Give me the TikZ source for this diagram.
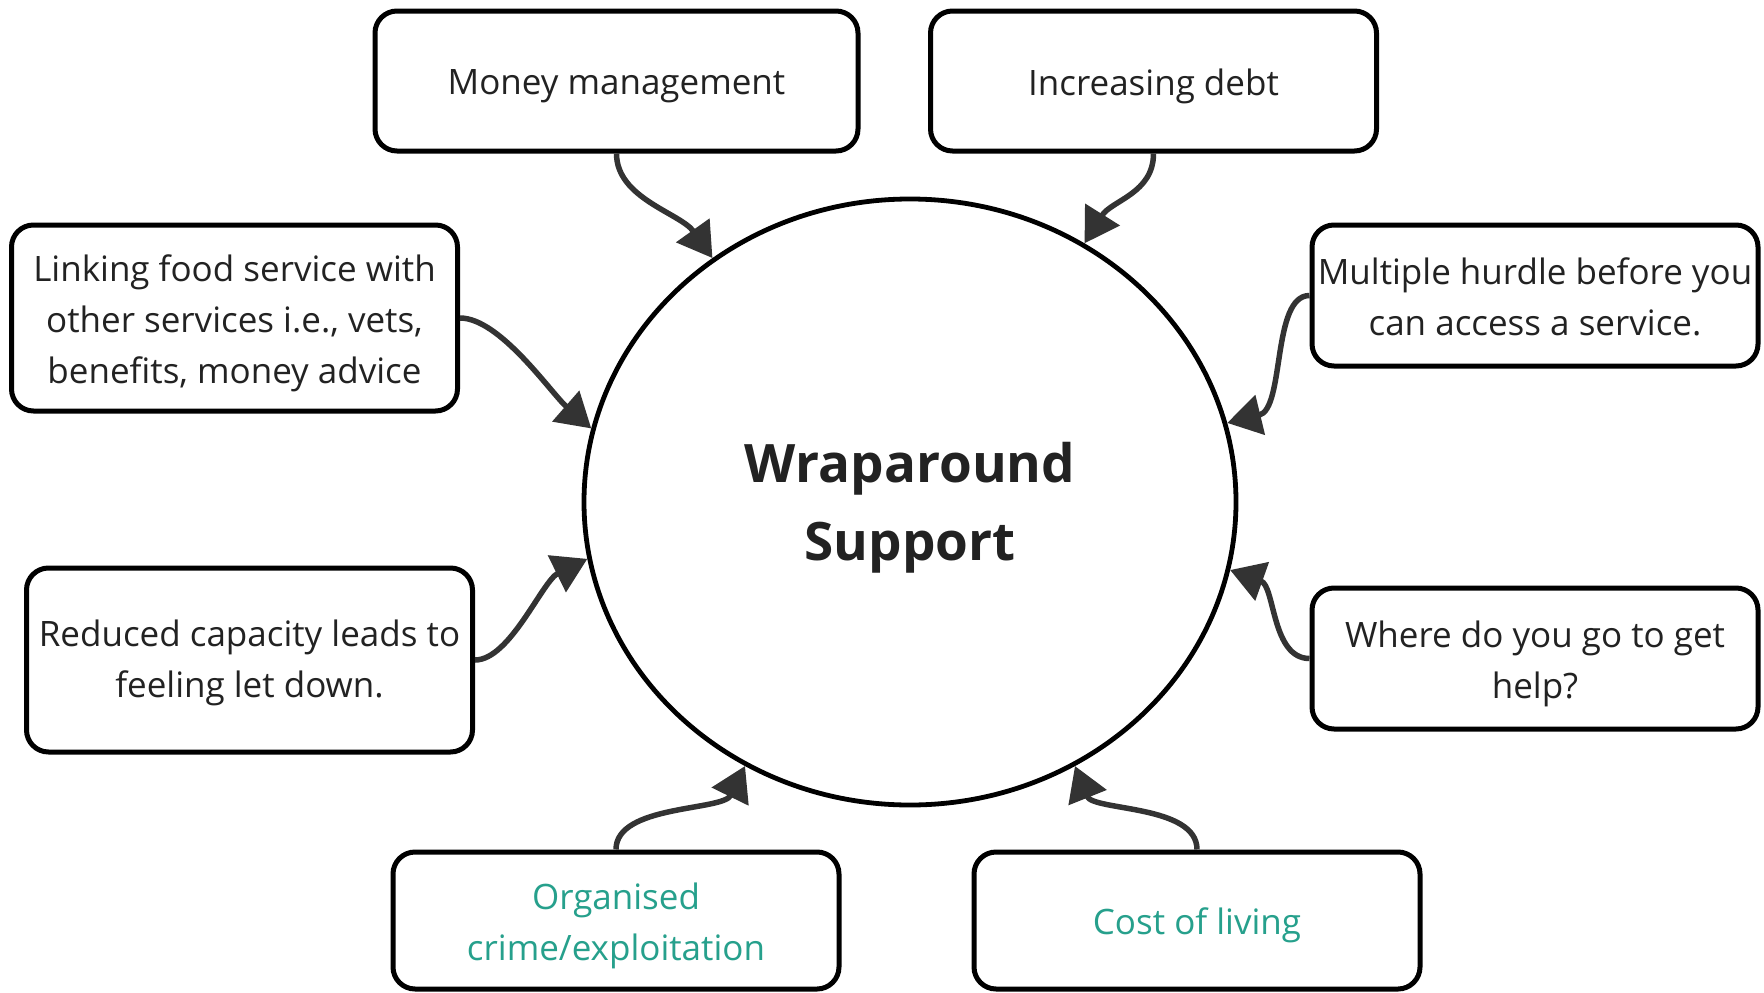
\documentclass[tikz,border=0pt]{standalone}
\usepackage{fontspec}
\setmainfont{Open Sans}
\usetikzlibrary{arrows.meta,shapes.geometric}
\definecolor{txtc}{HTML}{222222}
\definecolor{arrc}{HTML}{333333}
\definecolor{tealtxt}{RGB}{38,160,140}
\begin{document}
\begin{tikzpicture}[x=1pt,y=-1pt,
  box/.style={draw=black, line width=5pt, rounded corners=22pt, fill=white,
    inner sep=0pt, minimum width=446pt, minimum height=140pt},
  lbl/.style={align=center, inner sep=0pt, text=txtc, yshift=-5pt,
    font=\fontsize{35}{51}\selectfont},
  conn/.style={draw=arrc, line width=5.5pt, -{Triangle[length=34pt,width=40pt]}},
  hub/.style={ellipse, draw=black, line width=4.8pt, minimum width=652pt,
    minimum height=606pt, inner sep=0pt},
  hublbl/.style={align=center, inner sep=0pt, text=txtc, yshift=-6pt,
    font=\bfseries\fontsize{53}{78}\selectfont}
]
\useasboundingbox (0,0) rectangle (1764,993);

\node[hub] (ws) at (910,502) {};
\node[hublbl] (wst) at (ws.center) {Wraparound\\Support};

\node[box, minimum width=483pt] (mm) at (616.5,81) {};
\node[box] (db) at (1153.5,81) {};
\node[box, minimum height=186pt] (lk) at (234.5,318) {};
\node[box, minimum height=141pt] (mh) at (1535,295.5) {};
\node[box, minimum height=184pt] (rc) at (249.5,660) {};
\node[box, minimum height=141pt] (wh) at (1535,658.5) {};
\node[box, minimum height=137pt] (oc) at (616,920.5) {};
\node[box, minimum height=137pt] (cl) at (1197,920.5) {};

\node[lbl] (mmt) at (mm.center) {Money management};
\node[lbl] (dbt) at (db.center) {Increasing debt};
\node[lbl] (lkt) at (lk.center) {Linking food service with\\other services i.e., vets,\\benefits, money advice};
\node[lbl, yshift=4pt] (mht) at (mh.center) {Multiple hurdle before you\\can access a service.};
\node[lbl, yshift=2pt] (rct) at (rc.center) {Reduced capacity leads to\\feeling let down.};
\node[lbl] (wht) at (wh.center) {Where do you go to get\\help?};
\node[lbl, text=tealtxt] (oct) at (oc.center) {Organised\\crime/exploitation};
\node[lbl, text=tealtxt] (clt) at (cl.center) {Cost of living};

\draw[conn] (mm.south) .. controls +(0,45) and +(-32,-45) .. (ws.129.5);
\draw[conn] (db.south) .. controls +(0,40) and +(27,-43) .. (ws.56.3);
\draw[conn] (lk.east) .. controls +(40,0) and +(-40,-35) .. (ws.167);
\draw[conn] (mh.west) .. controls +(-38,0) and +(58,-14) .. (ws.14.5);
\draw[conn] (rc.east) .. controls +(35,0) and +(-45,22) .. (ws.-170.3);
\draw[conn] (wh.west) .. controls +(-38,0) and +(45,16) .. (ws.-12.9);
\draw[conn] (oc.north) .. controls +(0,-45) and +(-22,45) .. (ws.-122.9);
\draw[conn] (cl.north) .. controls +(0,-45) and +(18,45) .. (ws.-58.3);
\end{tikzpicture}
\end{document}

○ ○ ○ ○

Return each line from the material above exactly, but not the pictures.

Give me the TikZ source for this diagram.
\documentclass[tikz,border=0pt]{standalone}
\usepackage{fontspec}
\setmainfont{Open Sans}
\usetikzlibrary{arrows.meta,shapes.geometric}
\definecolor{txtc}{HTML}{222222}
\definecolor{arrc}{HTML}{333333}
\definecolor{tealtxt}{RGB}{38,160,140}
\begin{document}
\begin{tikzpicture}[x=1pt,y=-1pt,
  box/.style={draw=black, line width=5pt, rounded corners=22pt, fill=white,
    inner sep=0pt, minimum width=446pt, minimum height=140pt},
  lbl/.style={align=center, inner sep=0pt, text=txtc, yshift=-5pt,
    font=\fontsize{35}{51}\selectfont},
  conn/.style={draw=arrc, line width=5.5pt, -{Triangle[length=34pt,width=40pt]}},
  hub/.style={ellipse, draw=black, line width=4.8pt, minimum width=652pt,
    minimum height=606pt, inner sep=0pt},
  hublbl/.style={align=center, inner sep=0pt, text=txtc, yshift=-6pt,
    font=\bfseries\fontsize{53}{78}\selectfont}
]
\useasboundingbox (0,0) rectangle (1764,993);

\node[hub] (ws) at (910,502) {};
\node[hublbl] (wst) at (ws.center) {Wraparound\\Support};

\node[box, minimum width=483pt] (mm) at (616.5,81) {};
\node[box] (db) at (1153.5,81) {};
\node[box, minimum height=186pt] (lk) at (234.5,318) {};
\node[box, minimum height=141pt] (mh) at (1535,295.5) {};
\node[box, minimum height=184pt] (rc) at (249.5,660) {};
\node[box, minimum height=141pt] (wh) at (1535,658.5) {};
\node[box, minimum height=137pt] (oc) at (616,920.5) {};
\node[box, minimum height=137pt] (cl) at (1197,920.5) {};

\node[lbl] (mmt) at (mm.center) {Money management};
\node[lbl] (dbt) at (db.center) {Increasing debt};
\node[lbl] (lkt) at (lk.center) {Linking food service with\\other services i.e., vets,\\benefits, money advice};
\node[lbl, yshift=4pt] (mht) at (mh.center) {Multiple hurdle before you\\can access a service.};
\node[lbl, yshift=2pt] (rct) at (rc.center) {Reduced capacity leads to\\feeling let down.};
\node[lbl] (wht) at (wh.center) {Where do you go to get\\help?};
\node[lbl, text=tealtxt] (oct) at (oc.center) {Organised\\crime/exploitation};
\node[lbl, text=tealtxt] (clt) at (cl.center) {Cost of living};

\draw[conn] (mm.south) .. controls +(0,45) and +(-32,-45) .. (ws.129.5);
\draw[conn] (db.south) .. controls +(0,40) and +(27,-43) .. (ws.56.3);
\draw[conn] (lk.east) .. controls +(40,0) and +(-40,-35) .. (ws.167);
\draw[conn] (mh.west) .. controls +(-38,0) and +(58,-14) .. (ws.14.5);
\draw[conn] (rc.east) .. controls +(35,0) and +(-45,22) .. (ws.-170.3);
\draw[conn] (wh.west) .. controls +(-38,0) and +(45,16) .. (ws.-12.9);
\draw[conn] (oc.north) .. controls +(0,-45) and +(-22,45) .. (ws.-122.9);
\draw[conn] (cl.north) .. controls +(0,-45) and +(18,45) .. (ws.-58.3);
\end{tikzpicture}
\end{document}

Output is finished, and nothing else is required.